▶ GOAL
Count the lines in the data below where the string "this" occurs, please, and give the number alone.

▶ Data items
#####

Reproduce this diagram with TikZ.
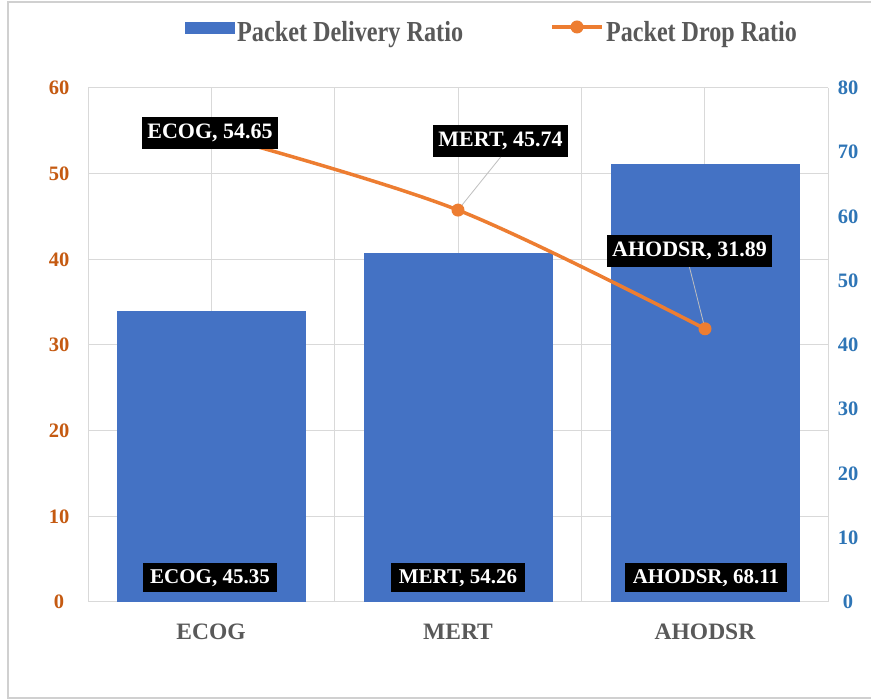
\documentclass[tikz,border=0pt]{standalone}
\usepackage{fontspec}
\setmainfont{Liberation Serif}
\definecolor{barblue}{HTML}{4472C4}
\definecolor{lineorange}{HTML}{ED7D31}
\definecolor{leftorange}{HTML}{C55A11}
\definecolor{rightblue}{HTML}{2E75B6}
\definecolor{gridgray}{HTML}{D9D9D9}
\definecolor{framegray}{HTML}{D0D0D0}
\definecolor{textgray}{HTML}{595959}
\definecolor{leadergray}{HTML}{BFBFBF}
\begin{document}
\begin{tikzpicture}[x=1pt,y=-1pt,
  gridline/.style={draw=gridgray, line width=1pt},
  barrect/.style={fill=barblue, draw=none},
  linelabel/.style={fill=black, text=white, inner xsep=5pt, inner ysep=0pt,
    minimum height=32pt, font=\bfseries\fontsize{22}{22}\selectfont},
  barlabel/.style={fill=black, text=white, inner xsep=7.5pt, inner ysep=0pt,
    minimum height=29pt, font=\bfseries\fontsize{21}{21}\selectfont},
  marker/.style={circle, fill=lineorange, draw=none, minimum size=13pt, inner sep=0pt},
  leader/.style={draw=leadergray, line width=0.8pt},
  dropline/.style={draw=lineorange, line width=3.5pt, line cap=round},
  lefttick/.style={text=leftorange, font=\bfseries\fontsize{20.5}{20.5}\selectfont},
  righttick/.style={text=rightblue, font=\bfseries\fontsize{20.5}{20.5}\selectfont},
  catlabel/.style={text=textgray, font=\bfseries\fontsize{23.5}{23.5}\selectfont},
  legendtext/.style={text=textgray, inner sep=0pt, font=\bfseries\fontsize{29}{29}\selectfont}
]
\useasboundingbox (0,0) rectangle (871,700);
\fill[white] (0,0) rectangle (871,700);
% outer frame
\draw[draw=framegray, line width=2pt] (871,2) -- (8,2) -- (8,698) -- (871,698);

% gridlines
\foreach \i in {0,...,6} {
  \draw[gridline] (88,{602-85.667*\i}) -- (828,{602-85.667*\i});
}
\foreach \j in {0,...,6} {
  \draw[gridline] ({88+123.333*\j},88) -- ({88+123.333*\j},602);
}

% bars
\fill[barrect] (116.5,602) rectangle (306,310.6);
\fill[barrect] (363.5,602) rectangle (553,253.4);
\fill[barrect] (610.5,602) rectangle (800,164.4);

% bar labels
\node[barlabel] (bl1) at (210,578) {ECOG, 45.35};
\node[barlabel] (bl2) at (458,578) {MERT, 54.26};
\node[barlabel] (bl3) at (706,578) {AHODSR, 68.11};

% line points
\coordinate (p1) at (211,133.8);
\coordinate (p2) at (458,210.1);
\coordinate (p3) at (705,328.8);

% line labels (positions)
\node[linelabel] (ll2) at (500.5,141) {MERT, 45.74};
\node[linelabel] (ll3) at (689.5,251) {AHODSR, 31.89};

% leaders
\draw[leader] (ll2.south) -- (p2);
\draw[leader] (ll3.south) -- (p3);

% drop ratio line
\draw[dropline] plot[smooth, tension=0.55] coordinates {(p1) (p2) (p3)};
\node[marker] (m1) at (p1) {};
\node[marker] (m2) at (p2) {};
\node[marker] (m3) at (p3) {};

\node[linelabel] (ll1) at (210,133) {ECOG, 54.65};

% left axis ticks
\foreach \v [count=\k from 0] in {0,10,20,30,40,50,60} {
  \node[lefttick] (lt\k) at (59,{602-85.667*\k}) {\v};
}
% right axis ticks
\foreach \v [count=\k from 0] in {0,10,20,30,40,50,60,70,80} {
  \node[righttick] (rt\k) at (848,{602-64.25*\k}) {\v};
}

% category labels
\node[catlabel] (c1) at (211,632) {ECOG};
\node[catlabel] (c2) at (458,632) {MERT};
\node[catlabel] (c3) at (705,632) {AHODSR};

% legend
\fill[barblue] (185,22) rectangle (235,34);
\node[legendtext, anchor=base west] (lg1) at (237,41.5) {\scalebox{0.835}[1]{Packet Delivery Ratio}};
\coordinate (lgs) at (552,27);
\coordinate (lge) at (602,27);
\draw[draw=lineorange, line width=3.5pt] (lgs) -- (lge);
\node[marker] (lgm) at (577,27) {};
\node[legendtext, anchor=base west] (lg2) at (606,41.5) {\scalebox{0.83}[1]{Packet Drop Ratio}};
\end{tikzpicture}
\end{document}
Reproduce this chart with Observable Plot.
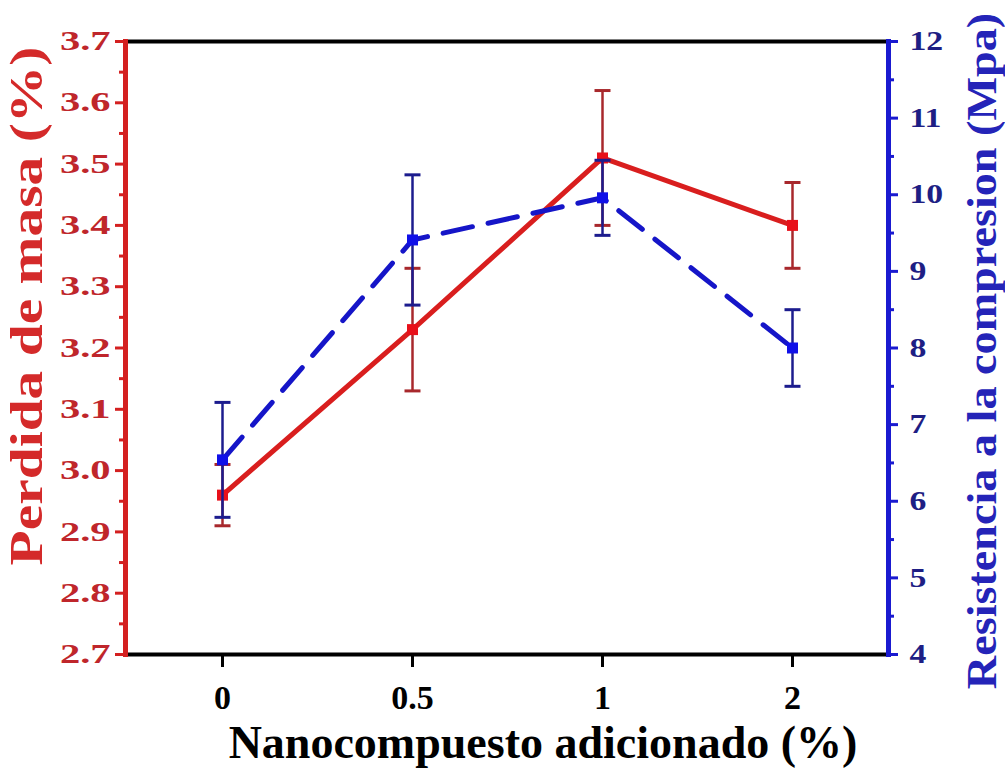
<!DOCTYPE html>
<html><head><meta charset="utf-8">
<script src="https://cdn.jsdelivr.net/npm/d3@7"></script>
<script src="https://cdn.jsdelivr.net/npm/@observablehq/plot@0.6"></script>
<style>
html,body{margin:0;padding:0;background:#fff;}
#chart svg{display:block;overflow:visible;}
</style></head><body><div id="chart"></div>
<script>
// ---- data ----
const categories = ["0", "0.5", "1", "2"];
const massLoss = [2.96, 3.23, 3.51, 3.40];
const massLossErr = [0.05, 0.10, 0.11, 0.07];
const strength = [6.54, 9.41, 9.96, 8.00];
const strengthErr = [0.75, 0.85, 0.49, 0.50];
const leftTicks = [2.7, 2.8, 2.9, 3.0, 3.1, 3.2, 3.3, 3.4, 3.5, 3.6, 3.7];
const rightTicks = [4, 5, 6, 7, 8, 9, 10, 11, 12];
const leftDomain = [2.7, 3.7];
const rightDomain = [4, 12];
const xTitle = "Nanocompuesto adicionado (%)";
const yLeftTitle = "Perdida de masa (%)";
const yRightTitle = "Resistencia a la compresion (Mpa)";

// ---- mapping right axis onto left scale ----
const k = (leftDomain[1] - leftDomain[0]) / (rightDomain[1] - rightDomain[0]);
const toLeft = v => leftDomain[0] + (v - rightDomain[0]) * k;
const fromLeft = v => rightDomain[0] + (v - leftDomain[0]) / k;

const red = categories.map((c, i) => ({c, v: massLoss[i], lo: massLoss[i] - massLossErr[i], hi: massLoss[i] + massLossErr[i]}));
const blue = categories.map((c, i) => ({c, v: toLeft(strength[i]), lo: toLeft(strength[i] - strengthErr[i]), hi: toLeft(strength[i] + strengthErr[i])}));
const minorLeft = leftTicks.slice(1).map((t, i) => (t + leftTicks[i]) / 2);
const minorRight = rightTicks.slice(1).map((t, i) => toLeft((t + rightTicks[i]) / 2));

const RED_AXIS = "#d42020", RED_LABEL = "#bf262b", RED_TITLE = "#d42a2a";
const RED_LINE = "#d91e1e", RED_MARK = "#e8101a", RED_ERR = "#a8282c";
const BLUE_AXIS = "#1a1ad0", BLUE_LABEL = "#1e1e84", BLUE_TITLE = "#2424b8";
const BLUE_LINE = "#1515c8", BLUE_MARK = "#1010e8", BLUE_ERR = "#1c1c8e";

const cap = {draw(ctx, size) { const w = Math.sqrt(size / Math.PI); ctx.moveTo(-w, 0); ctx.lineTo(w, 0); }};

const plot = Plot.plot({
  width: 1005, height: 774,
  marginLeft: 125, marginRight: 117, marginTop: 41, marginBottom: 120,
  style: {fontFamily: "'Liberation Serif','Times New Roman',serif", fontWeight: "bold", background: "white", color: "black"},
  x: {type: "point", domain: categories, padding: 0.5, axis: null, label: null},
  y: {domain: leftDomain, axis: null, label: null},
  marks: [
    Plot.ruleY([leftDomain[0], leftDomain[1]], {stroke: "black", strokeWidth: 4}),
    Plot.frame({anchor: "left", stroke: RED_AXIS, strokeWidth: 5}),
    Plot.frame({anchor: "right", stroke: BLUE_AXIS, strokeWidth: 5}),
    Plot.axisY(leftTicks, {anchor: "left", label: null, tickSize: 10, tickPadding: 5, stroke: RED_AXIS, strokeWidth: 3, color: RED_LABEL, fontSize: 27, tickFormat: d => d.toFixed(1)}),
    Plot.axisY(minorLeft, {anchor: "left", label: null, tickSize: 6, tickPadding: 0, stroke: RED_AXIS, strokeWidth: 3, tickFormat: () => ""}),
    Plot.axisY(rightTicks.map(toLeft), {anchor: "right", label: null, tickSize: 9, tickPadding: 12, stroke: BLUE_AXIS, strokeWidth: 3, color: BLUE_LABEL, fontSize: 27, tickFormat: d => String(Math.round(fromLeft(d)))}),
    Plot.axisY(minorRight, {anchor: "right", label: null, tickSize: 5, tickPadding: 0, stroke: BLUE_AXIS, strokeWidth: 3, tickFormat: () => ""}),
    Plot.axisX(categories, {anchor: "bottom", label: null, tickSize: 13, tickPadding: 17, strokeWidth: 3, fontSize: 34, color: "black"}),

    Plot.line(red, {x: "c", y: "v", stroke: RED_LINE, strokeWidth: 5}),
    Plot.ruleX(red, {x: "c", y1: "lo", y2: "hi", stroke: RED_ERR, strokeWidth: 2.5}),
    Plot.dot(red, {x: "c", y: "lo", symbol: cap, r: 8, fill: "none", stroke: RED_ERR, strokeWidth: 3}),
    Plot.dot(red, {x: "c", y: "hi", symbol: cap, r: 8, fill: "none", stroke: RED_ERR, strokeWidth: 3}),
    Plot.dot(red, {x: "c", y: "v", symbol: "square", r: 6.2, fill: RED_MARK, stroke: "none"}),

    Plot.line(blue, {x: "c", y: "v", stroke: BLUE_LINE, strokeWidth: 5, strokeDasharray: "30,16", strokeLinecap: "round"}),
    Plot.ruleX(blue, {x: "c", y1: "lo", y2: "hi", stroke: BLUE_ERR, strokeWidth: 2.5}),
    Plot.dot(blue, {x: "c", y: "lo", symbol: cap, r: 8, fill: "none", stroke: BLUE_ERR, strokeWidth: 3}),
    Plot.dot(blue, {x: "c", y: "hi", symbol: cap, r: 8, fill: "none", stroke: BLUE_ERR, strokeWidth: 3}),
    Plot.dot(blue, {x: "c", y: "v", symbol: "square", r: 6.2, fill: BLUE_MARK, stroke: "none"}),

    Plot.text([xTitle], {text: d => d, frameAnchor: "bottom", textAnchor: "middle", dx: 36, dy: 103, fontSize: 46, fill: "black"}),
    Plot.text([yLeftTitle], {text: d => d, frameAnchor: "left", textAnchor: "middle", rotate: -90, dx: -98, dy: -42, fontSize: 46, fill: RED_TITLE}),
    Plot.text([yRightTitle], {text: d => d, frameAnchor: "right", textAnchor: "middle", rotate: -90, dx: 94, dy: 3, fontSize: 42, fill: BLUE_TITLE})
  ]
});

function stretch(el, sx) {
  let t = el.getAttribute("transform");
  if (!t) {
    const x = el.getAttribute("x") || 0, y = el.getAttribute("y") || 0;
    el.setAttribute("x", 0); el.setAttribute("y", 0);
    t = `translate(${x},${y})`;
  }
  el.setAttribute("transform", t + ` scale(${sx},1)`);
}
const yLabelGroups = plot.querySelectorAll('g[aria-label="y-axis tick label"]');
yLabelGroups.forEach(g => {
  const texts = g.querySelectorAll("text");
  const isRight = g.getAttribute("text-anchor") === "start" || [...texts].some(t => t.getAttribute("text-anchor") === "start");
  texts.forEach(el => stretch(el, isRight ? 1.25 : 1.5));
});
plot.querySelectorAll('text').forEach(el => {
  if (el.textContent === yLeftTitle) stretch(el, 1.25);
  if (el.textContent === yRightTitle) stretch(el, 1.1);
});
document.getElementById("chart").appendChild(plot);
</script>
</body></html>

#####

▶ EXERCISE RESPONSE
2